The U.S. Travel Association
is supporting new legislation that would increase international travel to America and make it easier for medical tourists to enter the country. Introduced by Congressman Joe Heck, the "Welcoming Business Travelers and Tourists to America Act of 2011" will address problems with the U.S. visa system that are currently discouraging international visitors from travelling there.
Roger Dow of the U.S. Travel Association says, "The travel industry has strongly advocated for visa reform legislation and we look forward to working with other members of the house to gain support for its passage."
A U.S. Travel Association survey of 500 travellers from Brazil, China and India demonstrated that an overwhelming majority of travellers found the U.S. a difficult place to visit. These add to existing problems of the time taken to get through security, and the way that many security and airport staff regard visitors as a nuisance that have to do as they are told, rather than welcome guests bringing badly needed revenue and jobs to the USA. There are many complexities and delays that travellers from other countries experience when applying for a U.S. visa. Among the key highlights of the bill is a 12-day visa processing standard and the implementation of a videoconferencing pilot for visa interviews.
While the State Department currently has a goal of interviewing all visa applicants within 3 days of their application submission, it has failed to meet this performance standard in key markets - a problem that continues to grow as demand rises. Heck's legislation sets a 12-day processing standard and directs the Secretary of State to use nonimmigrant visa fees to hire foreign service consular officers in China, Brazil and India to meet that standard.
Travellers who do not live in a city where a U.S. consulate is located must incur hundreds of dollars in expenses to complete a mandatory face-to-face interview. The lack of accessibility to consular offices is an issue in China, Brazil and India. There are 27 cities in China and eight in India with more than two million inhabitants that do not have a U.S. visa processing centre. The bill directs the Secretary of State to implement a visa videoconferencing pilot program for conducting visa interviews. It can take over 100 days for a Brazilian to get a visa to the USA.
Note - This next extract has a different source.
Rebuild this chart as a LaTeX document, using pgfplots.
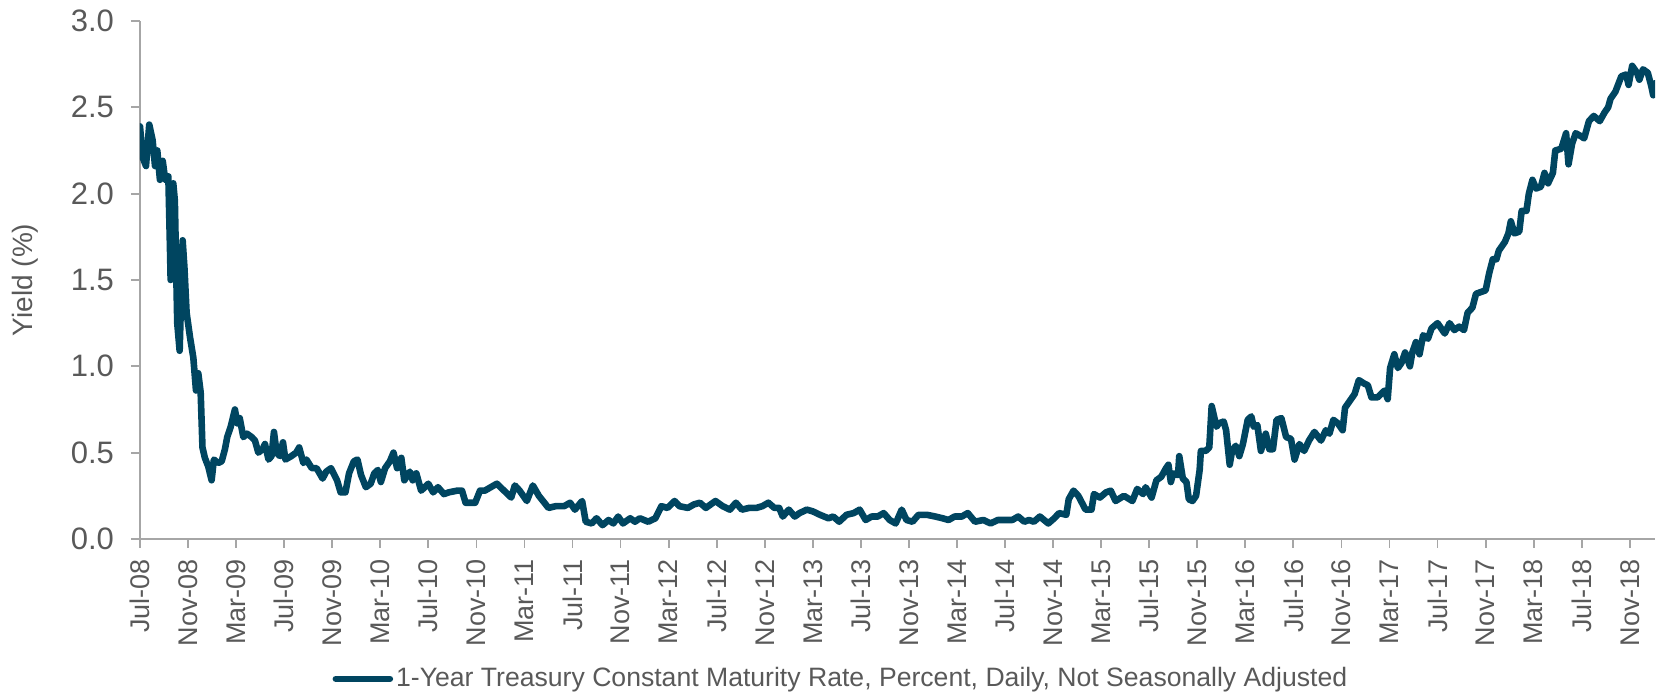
\documentclass[border=0pt]{standalone}
\usepackage{fontspec}
\setmainfont{Liberation Sans}
\usepackage{pgfplots}
\pgfplotsset{compat=1.18}
\usetikzlibrary{calc}
\definecolor{linec}{HTML}{004560}
\definecolor{txt}{HTML}{595959}
\definecolor{axc}{HTML}{A6A6A6}

\pgfplotstableread{
m v
0 2.39
0.22 2.21
0.5 2.16
0.77 2.40
1.05 2.31
1.25 2.16
1.44 2.25
1.66 2.08
1.89 2.19
2.1 2.08
2.36 2.10
2.5 1.67
2.55 1.50
2.77 2.06
2.9 1.96
3.1 1.25
3.3 1.09
3.55 1.73
3.7 1.57
3.88 1.31
4.16 1.17
4.44 1.05
4.66 0.86
4.85 0.96
5.05 0.85
5.2 0.53
5.4 0.47
5.68 0.42
5.96 0.34
6.15 0.46
6.5 0.44
6.8 0.45
7.07 0.52
7.26 0.59
7.55 0.65
7.9 0.75
8.1 0.67
8.3 0.70
8.6 0.59
8.9 0.61
9.3 0.59
9.57 0.57
9.85 0.50
10.2 0.52
10.4 0.55
10.7 0.46
10.95 0.48
11.15 0.62
11.37 0.50
11.65 0.48
11.9 0.56
12.1 0.46
12.6 0.48
13.0 0.50
13.25 0.53
13.6 0.44
13.85 0.46
14.3 0.41
14.7 0.41
15.2 0.35
15.5 0.39
15.9 0.41
16.4 0.34
16.7 0.27
17.1 0.27
17.4 0.38
17.8 0.45
18.1 0.46
18.4 0.37
18.8 0.30
19.2 0.32
19.5 0.38
19.8 0.40
20.05 0.33
20.4 0.41
20.8 0.45
21.1 0.50
21.4 0.41
21.75 0.47
22.0 0.34
22.46 0.39
22.7 0.34
23.0 0.38
23.4 0.28
24.0 0.32
24.4 0.27
24.8 0.30
25.3 0.26
25.7 0.27
26.4 0.28
26.8 0.28
27.1 0.21
27.9 0.21
28.3 0.28
28.7 0.28
29.2 0.30
29.7 0.32
30.3 0.28
30.9 0.24
31.2 0.31
31.6 0.28
32.2 0.22
32.7 0.31
33.2 0.25
34.0 0.18
34.6 0.19
35.3 0.19
35.8 0.21
36.2 0.17
36.8 0.22
37.1 0.10
37.6 0.09
38.0 0.12
38.5 0.08
39.0 0.11
39.4 0.09
39.8 0.13
40.2 0.09
40.8 0.12
41.2 0.10
41.6 0.12
42.3 0.10
42.9 0.12
43.4 0.19
43.9 0.18
44.5 0.22
44.9 0.19
45.6 0.18
46.1 0.20
46.6 0.21
47.1 0.18
47.9 0.22
48.5 0.19
49.1 0.17
49.6 0.21
50.1 0.17
50.7 0.18
51.3 0.18
51.8 0.19
52.3 0.21
52.8 0.18
53.2 0.18
53.5 0.13
54.0 0.17
54.5 0.13
54.9 0.15
55.5 0.17
56.0 0.16
56.6 0.14
57.3 0.12
57.7 0.13
58.2 0.10
58.8 0.14
59.4 0.15
59.9 0.17
60.4 0.11
60.9 0.13
61.4 0.13
61.9 0.15
62.4 0.11
62.9 0.09
63.4 0.17
63.8 0.11
64.3 0.10
64.8 0.14
65.5 0.14
66.2 0.13
66.8 0.12
67.3 0.11
67.8 0.13
68.4 0.13
68.9 0.15
69.5 0.10
70.2 0.11
70.8 0.09
71.4 0.11
72.0 0.11
72.6 0.11
73.1 0.13
73.6 0.10
74.0 0.11
74.4 0.10
74.9 0.13
75.6 0.09
76.1 0.12
76.5 0.15
77.1 0.14
77.3 0.23
77.7 0.28
78.1 0.25
78.4 0.21
78.7 0.17
79.2 0.17
79.4 0.26
79.9 0.24
80.4 0.27
80.8 0.28
81.2 0.22
81.9 0.25
82.6 0.22
83.0 0.29
83.5 0.26
83.7 0.30
84.2 0.24
84.6 0.34
85.0 0.36
85.4 0.41
85.6 0.43
85.8 0.33
86.0 0.38
86.4 0.37
86.5 0.48
86.8 0.35
87.1 0.33
87.3 0.23
87.6 0.22
87.9 0.25
88.2 0.40
88.3 0.51
88.7 0.51
89.0 0.53
89.2 0.77
89.6 0.65
89.8 0.67
90.2 0.68
90.4 0.63
90.7 0.43
90.9 0.51
91.2 0.54
91.5 0.48
91.8 0.55
92.2 0.69
92.5 0.71
92.7 0.65
93.0 0.66
93.3 0.51
93.7 0.61
94.0 0.52
94.3 0.52
94.6 0.69
95.0 0.70
95.4 0.59
95.8 0.58
96.1 0.46
96.5 0.55
96.9 0.51
97.3 0.57
97.75 0.62
98.3 0.57
98.7 0.63
99.0 0.61
99.33 0.69
99.7 0.67
100.1 0.63
100.3 0.76
100.7 0.80
101.1 0.84
101.45 0.92
101.9 0.90
102.2 0.89
102.5 0.82
103.0 0.82
103.6 0.86
103.85 0.81
104.05 0.99
104.4 1.07
104.7 0.99
105.0 1.02
105.3 1.08
105.7 1.00
105.9 1.08
106.2 1.14
106.5 1.07
106.8 1.18
107.2 1.16
107.5 1.22
108.0 1.25
108.6 1.19
109.0 1.25
109.4 1.21
109.8 1.23
110.2 1.21
110.5 1.31
110.9 1.34
111.2 1.42
111.6 1.43
112.0 1.44
112.3 1.54
112.6 1.62
112.9 1.62
113.1 1.67
113.6 1.72
113.9 1.77
114.1 1.84
114.4 1.77
114.8 1.78
115.0 1.90
115.4 1.90
115.6 2.00
115.9 2.08
116.2 2.03
116.6 2.04
116.9 2.12
117.2 2.06
117.6 2.12
117.8 2.25
118.3 2.26
118.7 2.35
118.9 2.17
119.2 2.29
119.5 2.35
120.0 2.33
120.2 2.32
120.6 2.42
121.0 2.45
121.5 2.42
121.9 2.47
122.2 2.50
122.4 2.55
122.8 2.59
123.3 2.68
123.7 2.69
123.9 2.63
124.2 2.74
124.6 2.70
124.8 2.66
125.1 2.72
125.5 2.70
125.8 2.62
125.95 2.57
126.1 2.64
}\yielddata

\begin{document}
\begin{tikzpicture}
\begin{axis}[
  name=ax,
  scale only axis,
  width=757.5pt, height=259pt,
  xmin=0, xmax=126.1, ymin=0, ymax=3,
  axis x line*=bottom, axis y line*=left,
  axis line style={axc, line width=0.9pt},
  tick style={axc, line width=0.9pt},
  tick align=outside,
  major tick length=4.5pt,
  ytick={0,0.5,1,1.5,2,2.5,3},
  yticklabel style={font=\fontsize{15.5}{17}\selectfont, text=txt, xshift=-5pt,
    /pgf/number format/.cd, fixed, fixed zerofill, precision=1, assume math mode=true},
  xtick={0,4,...,124},
  xticklabels={Jul-08,Nov-08,Mar-09,Jul-09,Nov-09,Mar-10,Jul-10,Nov-10,Mar-11,Jul-11,Nov-11,Mar-12,Jul-12,Nov-12,Mar-13,Jul-13,Nov-13,Mar-14,Jul-14,Nov-14,Mar-15,Jul-15,Nov-15,Mar-16,Jul-16,Nov-16,Mar-17,Jul-17,Nov-17,Mar-18,Jul-18,Nov-18},
  xticklabel style={font=\fontsize{13.5}{15}\selectfont, text=txt, rotate=90, anchor=east, xshift=-2pt},
  ylabel={Yield (\%)},
  ylabel style={font=\fontsize{14}{16}\selectfont, text=txt, at={(rel axis cs:0,0.5)}, anchor=center, yshift=57.5pt},
  legend style={at={(0.463,-0.270)}, anchor=center, draw=none, fill=none,
    font=\fontsize{13.3}{15}\selectfont, text=txt, nodes={inner xsep=1.5pt}},
  legend image code/.code={\draw[linec, line width=3.3pt, line cap=round] (0pt,0pt) -- (27pt,0pt);},
]
\addplot[linec, line width=3.3pt, line join=round, line cap=round, mark=none] table[x=m, y=v] {\yielddata};
\addlegendentry{1-Year Treasury Constant Maturity Rate, Percent, Daily, Not Seasonally Adjusted}
\end{axis}
\pgfresetboundingbox
\path[use as bounding box] ($(ax.south west)+(-70pt,-77pt)$) rectangle ($(ax.north east)+(2.5pt,10.5pt)$);
\end{tikzpicture}
\end{document}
Since 2000, long-haul arrivals to the U.S. have increased by less than 2%, from nearly 26 million to 26.4 million in 2010, despite a worldwide increase of 60 million long-haul travellers over the same decade. Between 2000 and 2010, the United States' share of global long-haul travel fell from 17 % to just 12.4 %.
A Chinese citizen seeking to enter the United States must first get a visa, a very difficult, expensive and cumbersome process. First, an applicant pays a $140 application fee and buys a pre-paid phone card he or she must use to schedule a visa appointment. The next step is to complete a lengthy online application in English. After waiting anywhere from 2 to 100 days, the applicant must travel to a U.S. consulate with complete financial, family and business records only to wait in line for two to three hours for an interview with a U.S. official that lasts three to five minutes. After the interview he or she will be informed about the visa. If the visa is granted, the applicant can then travel to the United States.It is a wonder any Chinese go to the United States at all. The process is similarly restrictive for Brazilians and Indians.
With agencies and associations beginning to proactively promote medical tourism to the USA, few have overcome the main barrier to potential medical tourists - getting a visa in a simple and timely manner.